• **TASK**:
Give back the full listing, character for character, with no pictures.
— START OF STORED DATA —
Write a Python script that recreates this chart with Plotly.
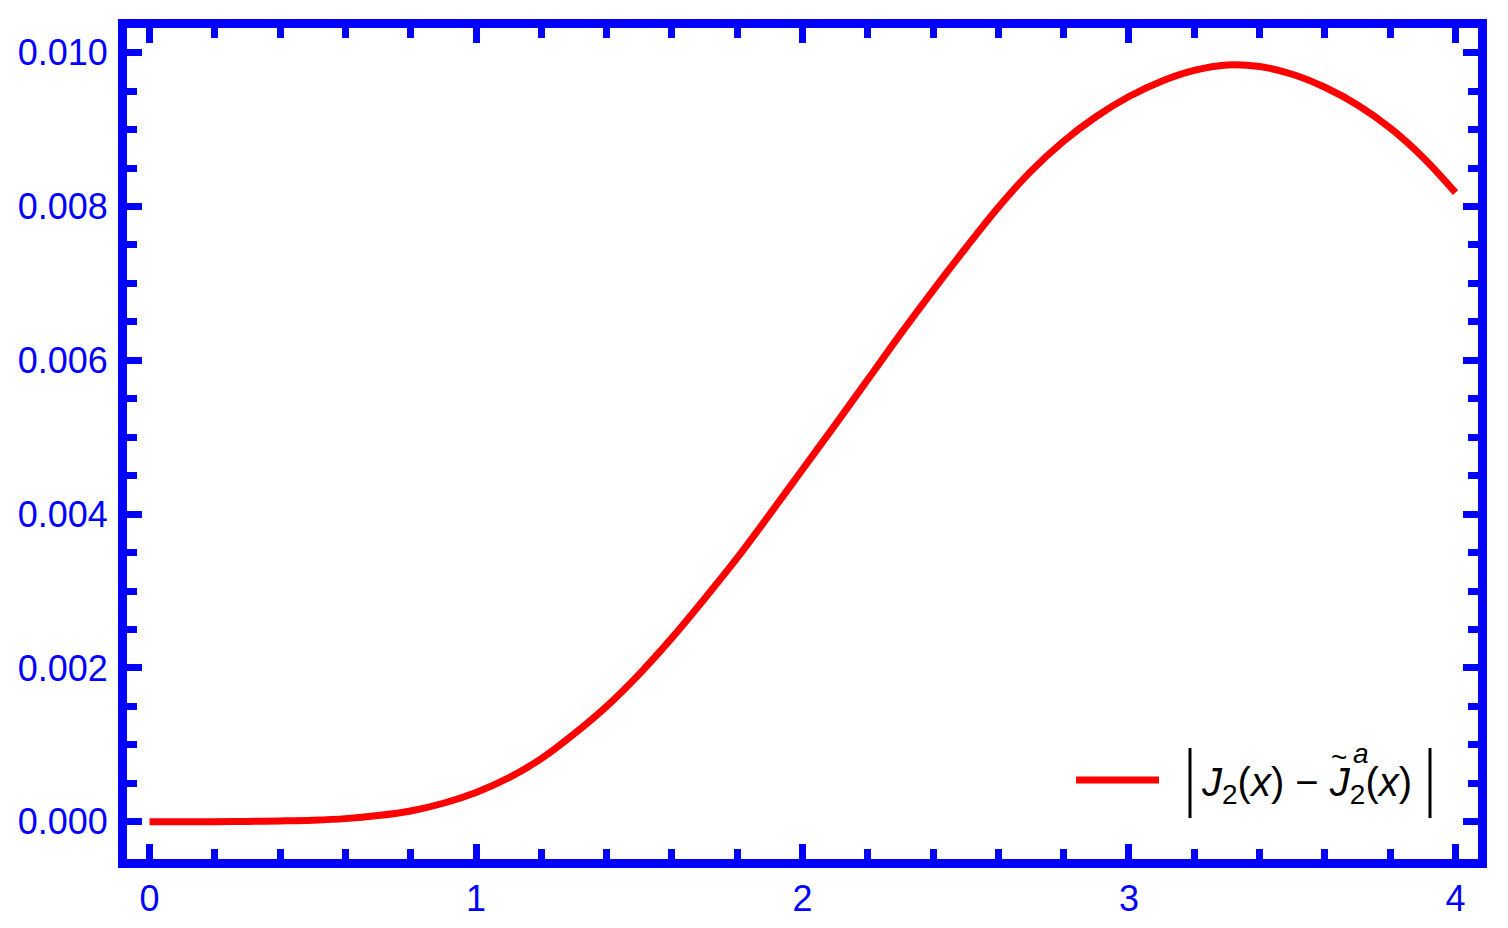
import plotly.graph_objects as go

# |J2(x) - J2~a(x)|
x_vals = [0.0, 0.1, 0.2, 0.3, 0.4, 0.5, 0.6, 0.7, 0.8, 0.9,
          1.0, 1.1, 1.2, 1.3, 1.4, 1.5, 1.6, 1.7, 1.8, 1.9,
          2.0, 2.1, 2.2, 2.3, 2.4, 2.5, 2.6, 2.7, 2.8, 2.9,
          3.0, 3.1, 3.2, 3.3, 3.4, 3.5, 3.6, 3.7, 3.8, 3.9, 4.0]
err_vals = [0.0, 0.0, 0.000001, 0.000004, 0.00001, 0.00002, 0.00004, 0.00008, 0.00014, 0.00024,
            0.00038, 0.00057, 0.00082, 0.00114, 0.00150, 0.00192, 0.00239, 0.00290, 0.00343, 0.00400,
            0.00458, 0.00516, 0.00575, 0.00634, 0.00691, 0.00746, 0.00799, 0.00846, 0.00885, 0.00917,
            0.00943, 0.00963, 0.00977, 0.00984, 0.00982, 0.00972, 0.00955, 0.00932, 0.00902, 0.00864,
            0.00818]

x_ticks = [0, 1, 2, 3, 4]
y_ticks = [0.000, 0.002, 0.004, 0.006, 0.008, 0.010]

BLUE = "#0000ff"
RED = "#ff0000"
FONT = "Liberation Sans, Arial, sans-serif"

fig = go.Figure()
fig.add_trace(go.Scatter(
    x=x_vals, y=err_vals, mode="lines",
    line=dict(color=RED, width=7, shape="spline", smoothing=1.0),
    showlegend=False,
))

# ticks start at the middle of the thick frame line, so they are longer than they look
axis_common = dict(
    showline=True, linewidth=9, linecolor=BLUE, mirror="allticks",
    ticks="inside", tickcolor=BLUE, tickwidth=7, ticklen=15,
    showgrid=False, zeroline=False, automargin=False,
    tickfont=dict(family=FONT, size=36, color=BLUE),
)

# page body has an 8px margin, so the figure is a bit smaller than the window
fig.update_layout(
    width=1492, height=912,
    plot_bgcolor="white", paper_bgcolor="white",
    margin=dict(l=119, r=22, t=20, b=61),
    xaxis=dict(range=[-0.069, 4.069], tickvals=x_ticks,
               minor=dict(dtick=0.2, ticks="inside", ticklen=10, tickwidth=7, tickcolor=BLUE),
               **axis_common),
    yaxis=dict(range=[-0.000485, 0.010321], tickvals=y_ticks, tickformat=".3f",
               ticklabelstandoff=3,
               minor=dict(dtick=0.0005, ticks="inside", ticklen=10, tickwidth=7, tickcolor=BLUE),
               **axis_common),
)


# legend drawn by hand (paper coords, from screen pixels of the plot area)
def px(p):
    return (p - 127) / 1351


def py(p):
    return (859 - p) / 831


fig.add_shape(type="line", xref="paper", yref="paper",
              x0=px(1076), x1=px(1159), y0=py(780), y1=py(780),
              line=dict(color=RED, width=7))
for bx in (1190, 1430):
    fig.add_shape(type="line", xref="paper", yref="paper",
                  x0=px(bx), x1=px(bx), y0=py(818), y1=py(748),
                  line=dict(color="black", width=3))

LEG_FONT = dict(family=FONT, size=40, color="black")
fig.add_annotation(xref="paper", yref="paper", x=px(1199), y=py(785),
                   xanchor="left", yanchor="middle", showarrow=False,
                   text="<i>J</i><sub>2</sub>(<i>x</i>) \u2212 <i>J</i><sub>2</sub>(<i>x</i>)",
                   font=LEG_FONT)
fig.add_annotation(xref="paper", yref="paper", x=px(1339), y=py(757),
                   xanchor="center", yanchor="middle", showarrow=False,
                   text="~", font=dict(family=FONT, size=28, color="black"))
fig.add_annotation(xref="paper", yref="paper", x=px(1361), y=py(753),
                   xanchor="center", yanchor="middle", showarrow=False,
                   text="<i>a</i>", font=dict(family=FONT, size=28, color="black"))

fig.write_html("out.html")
— END OF STORED DATA —
• **ANSWER IN FULL**:
Write a Python script that recreates this chart with Plotly.
import plotly.graph_objects as go

# |J2(x) - J2~a(x)|
x_vals = [0.0, 0.1, 0.2, 0.3, 0.4, 0.5, 0.6, 0.7, 0.8, 0.9,
          1.0, 1.1, 1.2, 1.3, 1.4, 1.5, 1.6, 1.7, 1.8, 1.9,
          2.0, 2.1, 2.2, 2.3, 2.4, 2.5, 2.6, 2.7, 2.8, 2.9,
          3.0, 3.1, 3.2, 3.3, 3.4, 3.5, 3.6, 3.7, 3.8, 3.9, 4.0]
err_vals = [0.0, 0.0, 0.000001, 0.000004, 0.00001, 0.00002, 0.00004, 0.00008, 0.00014, 0.00024,
            0.00038, 0.00057, 0.00082, 0.00114, 0.00150, 0.00192, 0.00239, 0.00290, 0.00343, 0.00400,
            0.00458, 0.00516, 0.00575, 0.00634, 0.00691, 0.00746, 0.00799, 0.00846, 0.00885, 0.00917,
            0.00943, 0.00963, 0.00977, 0.00984, 0.00982, 0.00972, 0.00955, 0.00932, 0.00902, 0.00864,
            0.00818]

x_ticks = [0, 1, 2, 3, 4]
y_ticks = [0.000, 0.002, 0.004, 0.006, 0.008, 0.010]

BLUE = "#0000ff"
RED = "#ff0000"
FONT = "Liberation Sans, Arial, sans-serif"

fig = go.Figure()
fig.add_trace(go.Scatter(
    x=x_vals, y=err_vals, mode="lines",
    line=dict(color=RED, width=7, shape="spline", smoothing=1.0),
    showlegend=False,
))

# ticks start at the middle of the thick frame line, so they are longer than they look
axis_common = dict(
    showline=True, linewidth=9, linecolor=BLUE, mirror="allticks",
    ticks="inside", tickcolor=BLUE, tickwidth=7, ticklen=15,
    showgrid=False, zeroline=False, automargin=False,
    tickfont=dict(family=FONT, size=36, color=BLUE),
)

# page body has an 8px margin, so the figure is a bit smaller than the window
fig.update_layout(
    width=1492, height=912,
    plot_bgcolor="white", paper_bgcolor="white",
    margin=dict(l=119, r=22, t=20, b=61),
    xaxis=dict(range=[-0.069, 4.069], tickvals=x_ticks,
               minor=dict(dtick=0.2, ticks="inside", ticklen=10, tickwidth=7, tickcolor=BLUE),
               **axis_common),
    yaxis=dict(range=[-0.000485, 0.010321], tickvals=y_ticks, tickformat=".3f",
               ticklabelstandoff=3,
               minor=dict(dtick=0.0005, ticks="inside", ticklen=10, tickwidth=7, tickcolor=BLUE),
               **axis_common),
)


# legend drawn by hand (paper coords, from screen pixels of the plot area)
def px(p):
    return (p - 127) / 1351


def py(p):
    return (859 - p) / 831


fig.add_shape(type="line", xref="paper", yref="paper",
              x0=px(1076), x1=px(1159), y0=py(780), y1=py(780),
              line=dict(color=RED, width=7))
for bx in (1190, 1430):
    fig.add_shape(type="line", xref="paper", yref="paper",
                  x0=px(bx), x1=px(bx), y0=py(818), y1=py(748),
                  line=dict(color="black", width=3))

LEG_FONT = dict(family=FONT, size=40, color="black")
fig.add_annotation(xref="paper", yref="paper", x=px(1199), y=py(785),
                   xanchor="left", yanchor="middle", showarrow=False,
                   text="<i>J</i><sub>2</sub>(<i>x</i>) \u2212 <i>J</i><sub>2</sub>(<i>x</i>)",
                   font=LEG_FONT)
fig.add_annotation(xref="paper", yref="paper", x=px(1339), y=py(757),
                   xanchor="center", yanchor="middle", showarrow=False,
                   text="~", font=dict(family=FONT, size=28, color="black"))
fig.add_annotation(xref="paper", yref="paper", x=px(1361), y=py(753),
                   xanchor="center", yanchor="middle", showarrow=False,
                   text="<i>a</i>", font=dict(family=FONT, size=28, color="black"))

fig.write_html("out.html")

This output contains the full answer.